Arodys Vizcaino is one of the top pitching prospects currently in baseball, and emerged as such as a member of the Braves organization. The jury is still out on Slade Heathcott, with injuries slowing his development thus far. Manny Banuelos and Gary Sanchez are current top prospects, but even they started out as merely blips on the Yankees prospect radar. J.R. Murphy is an interesting catching prospect who could eventually turn into a decent backstop.

I don't see any prospect bias here. I see a legitimately solid group of prospects each year, many of which have gone on to have extremely productive major league careers. Reviewing these lists should serve as evidence against any such bias.

There is more to the success of the Yankees than a huge payroll, and that has been the outstanding talent produced by the farm system in recent years. They have developed a superstar in Robinson Cano, a highly productive starting outfielder in Brett Gardner, and an emerging starting pitcher in Phil Hughes. Absent from these lists is Ivan Nova, who has developed into a pretty solid pitcher in his own right. Players the Yankees have drafted and developed have been used in trades to acquire other key pieces on the current team. This is not prospect bias, it's great player development.

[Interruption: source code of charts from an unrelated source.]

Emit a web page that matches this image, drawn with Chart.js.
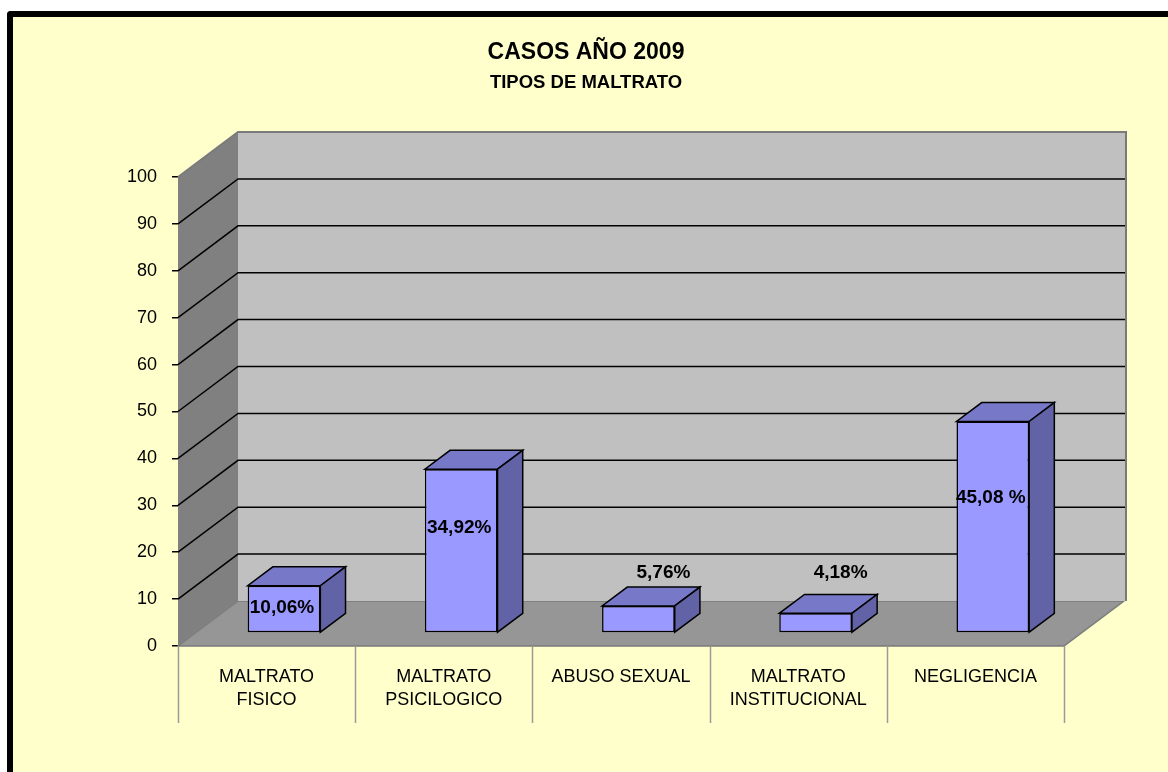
<!DOCTYPE html>
<html><head><meta charset="utf-8">
<script src="https://cdn.jsdelivr.net/npm/chart.js@4.4.1/dist/chart.umd.min.js"></script>
<style>
html,body{margin:0;padding:0;background:#fff;overflow:hidden;width:1168px;height:772px}
#panel{position:absolute;left:7px;top:11px;width:1200px;height:800px;background:#FFFFCC;border-left:6px solid #000;border-top:6px solid #000;border-top-left-radius:4px}
#c{position:absolute;left:0;top:0}
</style></head><body>
<div id="panel"></div>
<canvas id="c" width="1168" height="772"></canvas>
<script>
// ---- data ----
const categories = [['MALTRATO','FISICO'], ['MALTRATO','PSICILOGICO'], 'ABUSO SEXUAL', ['MALTRATO','INSTITUCIONAL'], 'NEGLIGENCIA'];
const percentages = [10.06, 34.92, 5.76, 4.18, 45.08];
const valueLabels = ['10,06%', '34,92%', '5,76%', '4,18%', '45,08 %'];
const yMin = 0, yMax = 100, yStep = 10;
const titleText = 'CASOS AÑO 2009';
const subtitleText = 'TIPOS DE MALTRATO';

// ---- style ----
const FONT = '"Liberation Sans", Arial, sans-serif';
const DX = 60, DY = -45;          // 3D depth of floor
const BAR_FRONT = 0.29, BAR_DEPTH = 0.42;
const C_BACK = '#C0C0C0', C_SIDE = '#808080', C_FLOOR = '#969696';
const C_FRONT = '#9999FF', C_TOP = '#7878C8', C_RIGHT = '#6262A6';

function poly(ctx, pts, fill, stroke, lw) {
  ctx.beginPath();
  pts.forEach((p, i) => i ? ctx.lineTo(p[0], p[1]) : ctx.moveTo(p[0], p[1]));
  ctx.closePath();
  if (fill) { ctx.fillStyle = fill; ctx.fill(); }
  if (stroke) { ctx.strokeStyle = stroke; ctx.lineWidth = lw || 1; ctx.stroke(); }
}

const threeD = {
  id: 'threeD',
  beforeDatasetsDraw(chart) {
    const {ctx, chartArea: a, scales: {y}} = chart;
    const y0 = y.getPixelForValue(yMin), yT = y.getPixelForValue(yMax);
    const L = a.left, R = a.right;
    ctx.save();
    // floor
    poly(ctx, [[L, y0], [R, y0], [R + DX, y0 + DY], [L + DX, y0 + DY]], C_FLOOR, '#7a7a7a', 1.5);
    // side wall
    poly(ctx, [[L, y0], [L, yT], [L + DX, yT + DY], [L + DX, y0 + DY]], C_SIDE, null);
    // back wall
    ctx.fillStyle = C_BACK;
    ctx.fillRect(L + DX, yT + DY, R - L + 2, y0 - yT);
    // gridlines
    ctx.strokeStyle = '#000'; ctx.lineWidth = 1.5;
    y.ticks.forEach(t => {
      if (t.value <= yMin || t.value >= yMax) return;
      const py = y.getPixelForValue(t.value);
      ctx.beginPath();
      ctx.moveTo(L, py); ctx.lineTo(L + DX, py + DY); ctx.lineTo(R + DX + 2, py + DY);
      ctx.stroke();
    });
    // wall edges
    ctx.strokeStyle = '#7a7a7a'; ctx.lineWidth = 2;
    ctx.beginPath();
    ctx.moveTo(L, yT); ctx.lineTo(L + DX, yT + DY); ctx.lineTo(R + DX + 2, yT + DY); ctx.lineTo(R + DX + 2, y0 + DY);
    ctx.stroke();
    ctx.restore();
    // shift bars to mid-depth
    ctx.save();
    ctx.translate(DX * BAR_FRONT, DY * BAR_FRONT);
  },
  afterDatasetsDraw(chart) {
    const {ctx} = chart;
    const meta = chart.getDatasetMeta(0);
    const bx = DX * BAR_DEPTH, by = DY * BAR_DEPTH;
    meta.data.forEach(bar => {
      const {x, y, base, width} = bar.getProps(['x', 'y', 'base', 'width'], true);
      const l = x - width / 2, r = x + width / 2;
      poly(ctx, [[l, y], [r, y], [r + bx, y + by], [l + bx, y + by]], C_TOP, '#000', 1.5);
      poly(ctx, [[r, y], [r, base], [r + bx, base + by], [r + bx, y + by]], C_RIGHT, '#000', 1.5);
    });
    ctx.restore();
    // value labels
    ctx.save();
    ctx.font = 'bold 19px ' + FONT;
    ctx.fillStyle = '#000';
    ctx.textAlign = 'center'; ctx.textBaseline = 'middle';
    meta.data.forEach((bar, i) => {
      const {x, y, base} = bar.getProps(['x', 'y', 'base'], true);
      const sx = x + DX * BAR_FRONT, sy = DY * BAR_FRONT;
      const h = base - y;
      if (percentages[i] >= 10) {
        ctx.fillText(valueLabels[i], sx - 2, base + sy - h * (h > 100 ? 0.64 : 0.52));
      } else {
        ctx.fillText(valueLabels[i], sx + 25, base + sy - 59);
      }
    });
    ctx.restore();
  },
  afterDraw(chart) {
    const {ctx, scales: {x, y}} = chart;
    const y0 = y.getPixelForValue(yMin);
    const cw = x.getPixelForValue(1) - x.getPixelForValue(0);
    ctx.save();
    ctx.strokeStyle = '#9a9a9a'; ctx.lineWidth = 1.5;
    for (let i = 0; i <= categories.length; i++) {
      const px = Math.round(x.getPixelForValue(0) - cw / 2 + i * cw) + 0.5;
      ctx.beginPath(); ctx.moveTo(px, y0); ctx.lineTo(px, y0 + 77); ctx.stroke();
    }
    // titles
    ctx.fillStyle = '#000'; ctx.textAlign = 'center'; ctx.textBaseline = 'middle';
    ctx.font = 'bold 23px ' + FONT;
    ctx.fillText(titleText, chart.width / 2 + 2, 53);
    ctx.font = 'bold 18.5px ' + FONT;
    ctx.fillText(subtitleText, chart.width / 2 + 2, 83);
    ctx.restore();
  }
};

new Chart(document.getElementById('c'), {
  type: 'bar',
  data: {
    labels: categories,
    datasets: [{
      data: percentages,
      backgroundColor: C_FRONT,
      borderColor: '#000',
      borderWidth: 1.5,
      borderSkipped: false,
      categoryPercentage: 1,
      barPercentage: 0.41,
      clip: false
    }]
  },
  options: {
    responsive: false,
    animation: false,
    layout: {padding: {top: 177, right: 104, bottom: 0, left: 0}},
    plugins: {legend: {display: false}, tooltip: {enabled: false}, title: {display: false}},
    scales: {
      x: {
        offset: true,
        grid: {display: true, drawOnChartArea: false, drawTicks: false},
        border: {display: false},
        ticks: {color: '#000', padding: 20, font: {family: FONT, size: 18, lineHeight: 1.25}, maxRotation: 0, autoSkip: false},
        afterFit(s) { s.height = 126; }
      },
      y: {
        min: yMin, max: yMax,
        grid: {display: true, drawOnChartArea: false, drawTicks: true, tickLength: 6, color: '#000', lineWidth: 1.5},
        border: {display: false},
        ticks: {stepSize: yStep, color: '#000', padding: 15, font: {family: FONT, size: 18}},
        afterFit(s) { s.width = 178; }
      }
    }
  },
  plugins: [threeD]
});
</script>
</body></html>
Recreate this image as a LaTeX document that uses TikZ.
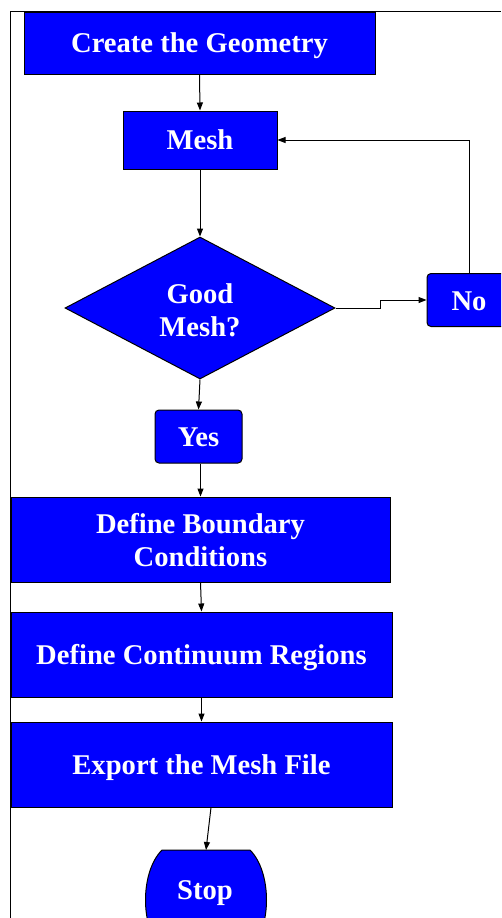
\documentclass[tikz,border=0pt]{standalone}
\usepackage{fontspec}
\setmainfont{Liberation Serif}
\usetikzlibrary{shapes.geometric,arrows.meta}
\definecolor{boxblue}{RGB}{0,0,255}
\begin{document}
\begin{tikzpicture}[x=1pt,y=-1pt,
  lbl/.style={text=white,font=\bfseries\fontsize{28.6}{33}\selectfont,align=center,inner sep=0pt,anchor=center,text height=19pt,text depth=0pt},
  box/.style={lbl,draw=black,line width=1pt,fill=boxblue},
  rbox/.style={box,rounded corners=4pt},
  arr/.style={line width=1pt,-{Triangle[length=8pt,width=6pt]}},
  ln/.style={line width=1pt}]
\useasboundingbox (0,0) rectangle (501,918);
\begin{scope}
\clip (0,0) rectangle (501,918);
% frame
\draw[ln] (10.5,918) -- (10.5,11.5) -- (501,11.5);
% nodes
\node[box,minimum width=351pt,minimum height=62pt] (geo) at (199.5,43) {Create the Geometry};
\node[box,minimum width=154pt,minimum height=58pt] (mesh) at (200,140) {Mesh};
\node[box,diamond,minimum width=270pt,minimum height=142pt,shape aspect=1.9,text height=56pt] (dia) at (200,308) {Good\\Mesh?};
\node[rbox,minimum width=84pt,minimum height=53pt,text height=21pt] (no) at (469,300) {No};
\node[rbox,minimum width=87pt,minimum height=53pt] (yes) at (198.5,436.5) {Yes};
\node[box,minimum width=379pt,minimum height=85pt,text height=53pt] (dbc) at (200.5,539.5) {Define Boundary\\Conditions};
\node[box,minimum width=381pt,minimum height=85pt] (dcr) at (201.5,654.5) {Define Continuum Regions};
\node[box,minimum width=381pt,minimum height=85pt] (exp) at (201.5,764.5) {Export the Mesh File};
% stop terminator
\coordinate (stoptop) at (206,850);
\draw[ln,fill=boxblue] (162,850) -- (250,850)
  .. controls (272,872) and (272,928) .. (250,950) -- (162,950)
  .. controls (140,928) and (140,872) .. (162,850) -- cycle;
\node[lbl] (stop) at (205,889.5) {Stop};
% connectors
\draw[arr] (geo.south) -- (mesh.north);
\draw[arr] (mesh.south) -- (dia.north);
\draw[arr] (dia.south) -- (yes.north);
\draw[arr] (yes.south -| dbc.north) -- (dbc.north);
\draw[arr] (dbc.south) -- (dcr.north);
\draw[arr] (dcr.south) -- (exp.north);
\draw[arr] ([xshift=9.5pt]exp.south) -- (stoptop);
\draw[arr] (dia.east) -- (380,308) -- (380,300) -- (no.west);
\draw[arr] (no.north) |- (mesh.east);
\end{scope}
\end{tikzpicture}
\end{document}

What does the future hold for the current crop of talent? Will Banuelos and Betances turn into aces? What about Sanchez and Mason Williams? If the past has taught us anything, it's that these top prospects have a chance to be productive major league players in the future.

To me, the idea of "Yankees prospect hype" is pure rubbish. The results speak for themselves.